**TASK DETAILS**: Repeat all of the material below exactly as written, images excluded.
+++ DATA +++
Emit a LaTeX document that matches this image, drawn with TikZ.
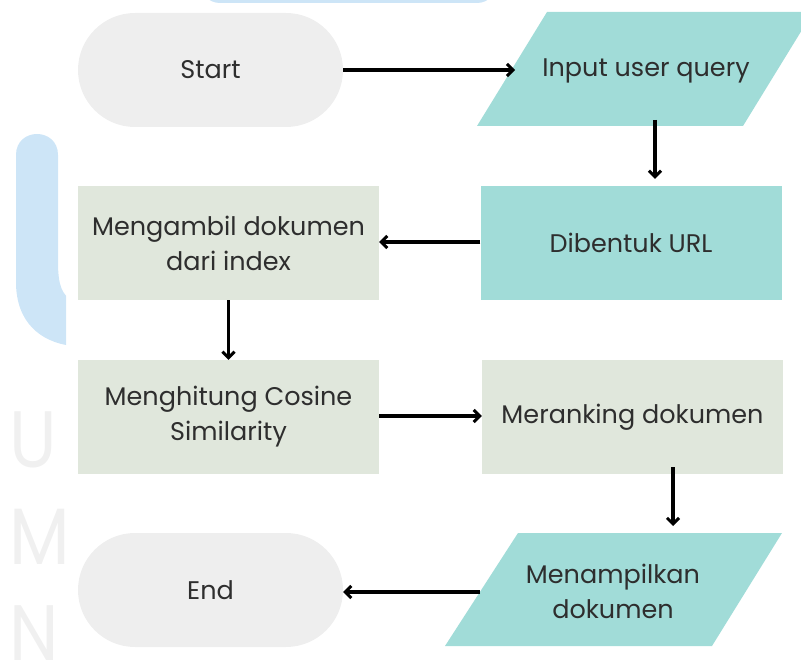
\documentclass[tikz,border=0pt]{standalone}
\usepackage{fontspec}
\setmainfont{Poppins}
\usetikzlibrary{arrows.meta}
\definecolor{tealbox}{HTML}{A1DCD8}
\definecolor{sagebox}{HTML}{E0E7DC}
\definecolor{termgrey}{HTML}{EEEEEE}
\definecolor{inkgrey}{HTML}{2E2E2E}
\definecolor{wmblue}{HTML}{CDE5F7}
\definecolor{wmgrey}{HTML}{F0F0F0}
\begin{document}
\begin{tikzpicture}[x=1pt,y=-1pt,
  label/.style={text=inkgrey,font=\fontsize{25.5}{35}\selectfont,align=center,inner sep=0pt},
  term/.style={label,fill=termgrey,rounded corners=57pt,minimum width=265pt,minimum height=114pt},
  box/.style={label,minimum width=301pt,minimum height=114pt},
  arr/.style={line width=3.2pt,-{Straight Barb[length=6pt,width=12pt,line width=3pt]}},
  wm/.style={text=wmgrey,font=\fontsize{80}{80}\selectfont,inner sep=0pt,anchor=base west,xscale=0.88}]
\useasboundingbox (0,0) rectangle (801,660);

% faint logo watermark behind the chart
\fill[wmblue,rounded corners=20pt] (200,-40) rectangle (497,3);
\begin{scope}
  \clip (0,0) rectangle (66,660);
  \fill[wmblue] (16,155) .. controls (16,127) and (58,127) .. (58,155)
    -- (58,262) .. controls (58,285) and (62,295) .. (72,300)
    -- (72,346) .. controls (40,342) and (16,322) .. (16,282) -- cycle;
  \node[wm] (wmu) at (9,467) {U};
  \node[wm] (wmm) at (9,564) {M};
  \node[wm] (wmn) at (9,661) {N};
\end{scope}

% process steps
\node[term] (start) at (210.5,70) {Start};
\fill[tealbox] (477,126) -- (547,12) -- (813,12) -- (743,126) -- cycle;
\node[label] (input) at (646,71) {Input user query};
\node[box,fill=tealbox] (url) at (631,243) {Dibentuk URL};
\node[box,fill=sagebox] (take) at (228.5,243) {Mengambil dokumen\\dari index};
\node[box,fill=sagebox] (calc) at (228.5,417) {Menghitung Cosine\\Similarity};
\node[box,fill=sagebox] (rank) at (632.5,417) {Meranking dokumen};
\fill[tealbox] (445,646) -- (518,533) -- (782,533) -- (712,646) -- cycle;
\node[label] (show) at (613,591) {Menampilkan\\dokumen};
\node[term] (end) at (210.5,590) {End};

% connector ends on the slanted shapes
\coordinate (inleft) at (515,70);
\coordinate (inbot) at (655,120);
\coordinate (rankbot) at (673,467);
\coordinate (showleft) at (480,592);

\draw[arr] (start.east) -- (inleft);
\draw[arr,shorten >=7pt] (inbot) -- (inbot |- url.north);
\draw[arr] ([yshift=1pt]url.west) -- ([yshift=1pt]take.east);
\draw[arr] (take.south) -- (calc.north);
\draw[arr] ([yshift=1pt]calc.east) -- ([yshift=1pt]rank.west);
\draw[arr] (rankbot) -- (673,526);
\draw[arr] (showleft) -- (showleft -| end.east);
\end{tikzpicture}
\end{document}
+++
**OUTPUT BELOW**:
Emit a LaTeX document that matches this image, drawn with TikZ.
\documentclass[tikz,border=0pt]{standalone}
\usepackage{fontspec}
\setmainfont{Poppins}
\usetikzlibrary{arrows.meta}
\definecolor{tealbox}{HTML}{A1DCD8}
\definecolor{sagebox}{HTML}{E0E7DC}
\definecolor{termgrey}{HTML}{EEEEEE}
\definecolor{inkgrey}{HTML}{2E2E2E}
\definecolor{wmblue}{HTML}{CDE5F7}
\definecolor{wmgrey}{HTML}{F0F0F0}
\begin{document}
\begin{tikzpicture}[x=1pt,y=-1pt,
  label/.style={text=inkgrey,font=\fontsize{25.5}{35}\selectfont,align=center,inner sep=0pt},
  term/.style={label,fill=termgrey,rounded corners=57pt,minimum width=265pt,minimum height=114pt},
  box/.style={label,minimum width=301pt,minimum height=114pt},
  arr/.style={line width=3.2pt,-{Straight Barb[length=6pt,width=12pt,line width=3pt]}},
  wm/.style={text=wmgrey,font=\fontsize{80}{80}\selectfont,inner sep=0pt,anchor=base west,xscale=0.88}]
\useasboundingbox (0,0) rectangle (801,660);

% faint logo watermark behind the chart
\fill[wmblue,rounded corners=20pt] (200,-40) rectangle (497,3);
\begin{scope}
  \clip (0,0) rectangle (66,660);
  \fill[wmblue] (16,155) .. controls (16,127) and (58,127) .. (58,155)
    -- (58,262) .. controls (58,285) and (62,295) .. (72,300)
    -- (72,346) .. controls (40,342) and (16,322) .. (16,282) -- cycle;
  \node[wm] (wmu) at (9,467) {U};
  \node[wm] (wmm) at (9,564) {M};
  \node[wm] (wmn) at (9,661) {N};
\end{scope}

% process steps
\node[term] (start) at (210.5,70) {Start};
\fill[tealbox] (477,126) -- (547,12) -- (813,12) -- (743,126) -- cycle;
\node[label] (input) at (646,71) {Input user query};
\node[box,fill=tealbox] (url) at (631,243) {Dibentuk URL};
\node[box,fill=sagebox] (take) at (228.5,243) {Mengambil dokumen\\dari index};
\node[box,fill=sagebox] (calc) at (228.5,417) {Menghitung Cosine\\Similarity};
\node[box,fill=sagebox] (rank) at (632.5,417) {Meranking dokumen};
\fill[tealbox] (445,646) -- (518,533) -- (782,533) -- (712,646) -- cycle;
\node[label] (show) at (613,591) {Menampilkan\\dokumen};
\node[term] (end) at (210.5,590) {End};

% connector ends on the slanted shapes
\coordinate (inleft) at (515,70);
\coordinate (inbot) at (655,120);
\coordinate (rankbot) at (673,467);
\coordinate (showleft) at (480,592);

\draw[arr] (start.east) -- (inleft);
\draw[arr,shorten >=7pt] (inbot) -- (inbot |- url.north);
\draw[arr] ([yshift=1pt]url.west) -- ([yshift=1pt]take.east);
\draw[arr] (take.south) -- (calc.north);
\draw[arr] ([yshift=1pt]calc.east) -- ([yshift=1pt]rank.west);
\draw[arr] (rankbot) -- (673,526);
\draw[arr] (showleft) -- (showleft -| end.east);
\end{tikzpicture}
\end{document}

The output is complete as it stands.